While Jesus would indeed be defiled by touching the girl and being touched by the woman, the radical nature of these stories points in the opposite direction: the cleansing and wholeness being imparted from Jesus to the girl and woman. In fact, I would contend Jesus offers cleansing precisely through his self-sacrificial taking on their uncleanness.
In light of this movement by Jesus, it makes the taking of communion (or Eucharist) all the more powerful. The Church is instructed to consume Jesus’ body and blood in the elements of bread and cup. This would be an ultimate defilement for this community grafted into Israel. And yet this very act constitutes a testimony to the cleansing, healing life of Jesus constituting this community by His Spirit bringing to bear His presence in their midst.

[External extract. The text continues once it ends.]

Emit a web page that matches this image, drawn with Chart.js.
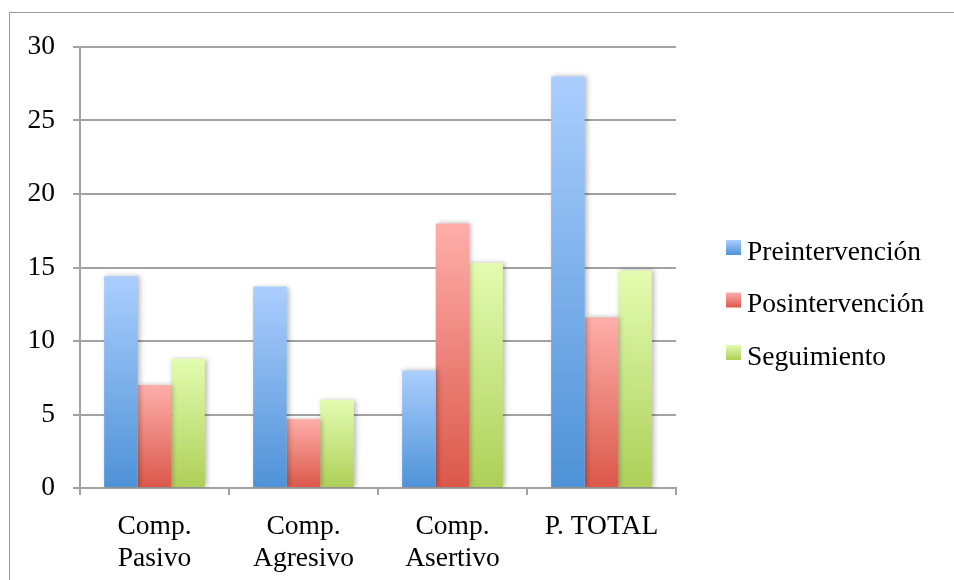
<!DOCTYPE html>
<html>
<head>
<meta charset="utf-8">
<script src="https://cdn.jsdelivr.net/npm/chart.js@4/dist/chart.umd.min.js"></script>
<style>
  html, body { margin: 0; padding: 0; background: #fff; }
  #wrap { position: relative; width: 954px; height: 580px; overflow: hidden; }
  #frame { position: absolute; left: 9px; top: 12px; width: 1000px; height: 600px;
           border-left: 1px solid #9a9a9a; border-top: 1px solid #9a9a9a; }
  canvas { position: absolute; left: 0; top: 0; }
</style>
</head>
<body>
<div id="wrap">
  <div id="frame"></div>
  <canvas id="chart" width="954" height="580"></canvas>
</div>
<script>
// Categories and series
const categories = [["Comp.", "Pasivo"], ["Comp.", "Agresivo"], ["Comp.", "Asertivo"], "P. TOTAL"];
const seriesNames = ["Preintervención", "Posintervención", "Seguimiento"];
const preintervencion = [14.4, 13.7, 8, 28];
const posintervencion = [7, 4.7, 18, 11.6];
const seguimiento = [8.8, 6, 15.3, 14.8];
const yTicks = [0, 5, 10, 15, 20, 25, 30];

// Light-to-dark fills (top, bottom) per series
const fills = [
  ["#abcefe", "#4e92d7"],
  ["#feaeaa", "#db584a"],
  ["#e3fcb0", "#aecf58"]
];

const FONT = "'Liberation Serif', serif";
const FONT_SIZE = 27.5;
const GRID = "#a2a2a2";

// Vertical gradient spanning each bar from its top down to the baseline
function barFill(stops) {
  return (ctx) => {
    const chart = ctx.chart;
    if (!chart.chartArea || ctx.type !== 'data' || !chart.scales.y) return stops[1];
    const y = chart.scales.y;
    const top = y.getPixelForValue(ctx.raw);
    const base = y.getPixelForValue(0);
    if (!isFinite(top) || !isFinite(base) || top === base) return stops[1];
    const g = chart.ctx.createLinearGradient(0, top, 0, base);
    g.addColorStop(0, stops[0]);
    g.addColorStop(1, stops[1]);
    return g;
  };
}

// Soft drop shadow behind the bars
const barShadow = {
  id: 'barShadow',
  beforeDatasetsDraw(chart) {
    const c = chart.ctx;
    c.save();
    c.shadowColor = 'rgba(0,0,0,0.28)';
    c.shadowBlur = 5;
    c.shadowOffsetX = 2;
    c.shadowOffsetY = 0;
  },
  afterDatasetsDraw(chart) {
    chart.ctx.restore();
  }
};

// Legend on the right with gradient swatches
const sideLegend = {
  id: 'sideLegend',
  afterDraw(chart) {
    const c = chart.ctx;
    const x0 = 726, size = 15, textX = 747, firstCenter = 247.5, step = 52.5;
    c.save();
    c.font = FONT_SIZE + "px " + FONT;
    c.textBaseline = 'alphabetic';
    c.textAlign = 'left';
    chart.data.datasets.forEach((ds, i) => {
      const cy = firstCenter + i * step;
      const g = c.createLinearGradient(0, cy - size / 2, 0, cy + size / 2);
      g.addColorStop(0, fills[i][0]);
      g.addColorStop(1, fills[i][1]);
      c.fillStyle = g;
      c.fillRect(x0, cy - size / 2, size, size);
      c.fillStyle = '#000';
      c.fillText(ds.label, textX, cy + 12);
    });
    c.restore();
  }
};

Chart.defaults.font.family = FONT;
Chart.defaults.font.size = FONT_SIZE;
Chart.defaults.color = '#000';

new Chart(document.getElementById('chart'), {
  type: 'bar',
  data: {
    labels: categories,
    datasets: [
      { label: seriesNames[0], data: preintervencion, backgroundColor: barFill(fills[0]) },
      { label: seriesNames[1], data: posintervencion, backgroundColor: barFill(fills[1]) },
      { label: seriesNames[2], data: seguimiento, backgroundColor: barFill(fills[2]) }
    ]
  },
  options: {
    responsive: false,
    animation: false,
    events: [],
    layout: { padding: { top: 47, right: 278, bottom: 0, left: 0 } },
    datasets: {
      bar: { categoryPercentage: 0.676, barPercentage: 1, borderWidth: 0 }
    },
    plugins: {
      legend: { display: false },
      tooltip: { enabled: false }
    },
    scales: {
      x: {
        offset: true,
        grid: { offset: true, drawOnChartArea: false, drawTicks: true, tickLength: 7, color: GRID, lineWidth: 2 },
        border: { color: GRID, width: 2 },
        ticks: { padding: 16, font: { size: FONT_SIZE, lineHeight: 1.15 }, maxRotation: 0, autoSkip: false },
        afterFit(scale) { scale.height = 92; }
      },
      y: {
        min: 0,
        max: 30,
        afterBuildTicks(scale) { scale.ticks = yTicks.map(v => ({ value: v })); },
        grid: { color: GRID, lineWidth: 2, drawTicks: true, tickLength: 7 },
        border: { color: GRID, width: 2 },
        ticks: { padding: 18, font: { size: FONT_SIZE } },
        afterFit(scale) { scale.width = 80; }
      }
    }
  },
  plugins: [barShadow, sideLegend]
});
</script>
</body>
</html>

“In the OT the partaking of blood in any form, even blood in meat, was strictly forbidden….However, in the Eucharist, the meal that commemorates the making of the new covenant, believers partake of the bread and wine, elements that represent the body and the blood of the Lord Jesus (Matt. 26:27-28; Mark 14:23-24). By eating these elements a believer shares in the benefits of Jesus’ death (1 Cor. 10:16; 11:25; Heb. 9:15-22). The discourse in John 6:52-59 is amazingly radical in its vivid imagery. Jesus boldly speaks of eating his flesh and drinking his blood …. The intent of these words in John is … to pronounce boldly that in partaking of these elements a believer commemorates Jesus’ death and enters into the deepest communion with his Lord.” (John E. Hartley, Leviticus [WBC 4; Dallas: Word, 1992], 279-280)

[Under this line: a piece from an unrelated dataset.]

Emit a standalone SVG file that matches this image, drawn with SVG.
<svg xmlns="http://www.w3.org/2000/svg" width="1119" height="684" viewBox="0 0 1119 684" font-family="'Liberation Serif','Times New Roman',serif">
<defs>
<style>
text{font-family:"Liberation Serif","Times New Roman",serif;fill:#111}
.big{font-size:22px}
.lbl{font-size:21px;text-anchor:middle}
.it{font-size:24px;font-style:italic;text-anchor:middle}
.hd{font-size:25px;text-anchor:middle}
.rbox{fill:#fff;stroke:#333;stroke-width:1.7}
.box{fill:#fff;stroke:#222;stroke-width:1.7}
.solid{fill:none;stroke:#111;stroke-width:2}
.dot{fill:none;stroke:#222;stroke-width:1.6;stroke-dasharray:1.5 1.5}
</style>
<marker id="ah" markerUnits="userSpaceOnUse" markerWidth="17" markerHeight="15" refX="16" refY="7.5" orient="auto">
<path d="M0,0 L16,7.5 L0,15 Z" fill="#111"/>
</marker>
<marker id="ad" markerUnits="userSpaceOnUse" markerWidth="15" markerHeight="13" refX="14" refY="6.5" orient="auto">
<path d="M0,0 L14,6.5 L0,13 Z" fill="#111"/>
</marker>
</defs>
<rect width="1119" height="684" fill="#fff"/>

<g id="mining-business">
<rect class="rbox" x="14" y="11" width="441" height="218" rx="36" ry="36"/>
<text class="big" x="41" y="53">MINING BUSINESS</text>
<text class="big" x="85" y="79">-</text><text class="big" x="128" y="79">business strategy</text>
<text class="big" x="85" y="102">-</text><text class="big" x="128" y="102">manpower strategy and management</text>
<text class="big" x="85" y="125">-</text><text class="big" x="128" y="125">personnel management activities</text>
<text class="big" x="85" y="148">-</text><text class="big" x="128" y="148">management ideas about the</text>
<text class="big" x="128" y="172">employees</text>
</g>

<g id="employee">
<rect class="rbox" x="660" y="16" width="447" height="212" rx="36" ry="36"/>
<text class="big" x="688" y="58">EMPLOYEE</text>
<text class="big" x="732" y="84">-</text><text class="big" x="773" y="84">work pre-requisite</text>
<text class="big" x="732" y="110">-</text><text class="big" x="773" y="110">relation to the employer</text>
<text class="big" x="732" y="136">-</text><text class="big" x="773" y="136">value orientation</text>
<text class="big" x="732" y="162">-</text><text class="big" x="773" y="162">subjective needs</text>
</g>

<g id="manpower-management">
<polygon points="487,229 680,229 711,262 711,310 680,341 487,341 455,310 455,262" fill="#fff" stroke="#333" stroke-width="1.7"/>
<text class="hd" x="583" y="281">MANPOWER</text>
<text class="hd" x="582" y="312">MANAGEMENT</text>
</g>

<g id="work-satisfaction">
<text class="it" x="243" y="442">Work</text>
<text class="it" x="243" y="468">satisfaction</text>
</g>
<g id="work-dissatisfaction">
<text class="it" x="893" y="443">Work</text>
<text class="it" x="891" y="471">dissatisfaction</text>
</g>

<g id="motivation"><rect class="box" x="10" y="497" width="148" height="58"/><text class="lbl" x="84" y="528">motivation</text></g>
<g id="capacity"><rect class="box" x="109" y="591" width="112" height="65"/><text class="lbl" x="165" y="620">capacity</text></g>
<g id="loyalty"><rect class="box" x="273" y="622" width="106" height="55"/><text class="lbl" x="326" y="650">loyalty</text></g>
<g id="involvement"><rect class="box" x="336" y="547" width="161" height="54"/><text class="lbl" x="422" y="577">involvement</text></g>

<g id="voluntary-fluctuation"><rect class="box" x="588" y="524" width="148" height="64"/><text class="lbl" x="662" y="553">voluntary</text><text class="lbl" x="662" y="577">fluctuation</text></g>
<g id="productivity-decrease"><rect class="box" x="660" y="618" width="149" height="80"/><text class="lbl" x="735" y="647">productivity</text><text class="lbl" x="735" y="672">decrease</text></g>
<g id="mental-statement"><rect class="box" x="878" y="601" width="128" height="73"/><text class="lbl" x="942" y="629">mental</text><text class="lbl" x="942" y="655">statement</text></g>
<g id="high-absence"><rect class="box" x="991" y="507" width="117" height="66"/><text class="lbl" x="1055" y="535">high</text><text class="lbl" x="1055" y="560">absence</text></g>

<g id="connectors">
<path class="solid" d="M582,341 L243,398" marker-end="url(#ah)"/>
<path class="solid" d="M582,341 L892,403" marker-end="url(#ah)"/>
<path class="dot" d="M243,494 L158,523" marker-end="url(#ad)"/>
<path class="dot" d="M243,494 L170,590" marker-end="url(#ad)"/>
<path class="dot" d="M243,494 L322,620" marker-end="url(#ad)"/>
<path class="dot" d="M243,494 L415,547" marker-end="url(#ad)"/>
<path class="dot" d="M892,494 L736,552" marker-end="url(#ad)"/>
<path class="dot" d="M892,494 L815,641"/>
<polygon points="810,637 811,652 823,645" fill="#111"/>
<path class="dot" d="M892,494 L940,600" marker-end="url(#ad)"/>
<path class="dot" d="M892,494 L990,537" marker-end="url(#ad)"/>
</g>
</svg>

The bearing of the unclean (his flesh and blood), by the grace of the Lord, becomes the receiving of cleansing … and the communion of saints is made saints by the Spirit of Holiness imparting the life of the cursed one hung on a tree, buried, and raised. Further, in his resurrection, Jesus did not pass through any cleansing rite upon being raised, yet shares meals with his disciples repeatedly and invites faith-confirming contact. How could Jesus be clean? It is the uncleanness of his death that cleanses and gives life in the testimony of God raising him. Jesus is declared (and even made) clean by his being raised. The very nature of his being cursed and unclean willingly has become the very thing which the Father uses to heal and make clean. In the book of Acts it is the testimony of Son and Spirit to Peter that what God has made clean should not be called unclean (Acts 10).
In Christ Jesus a new day has dawned wherein bearing uncleanness is the way to cleansing. And this is the faithfulness of our Great God and Savior! And this is the testimony of the Church in the midst of the world!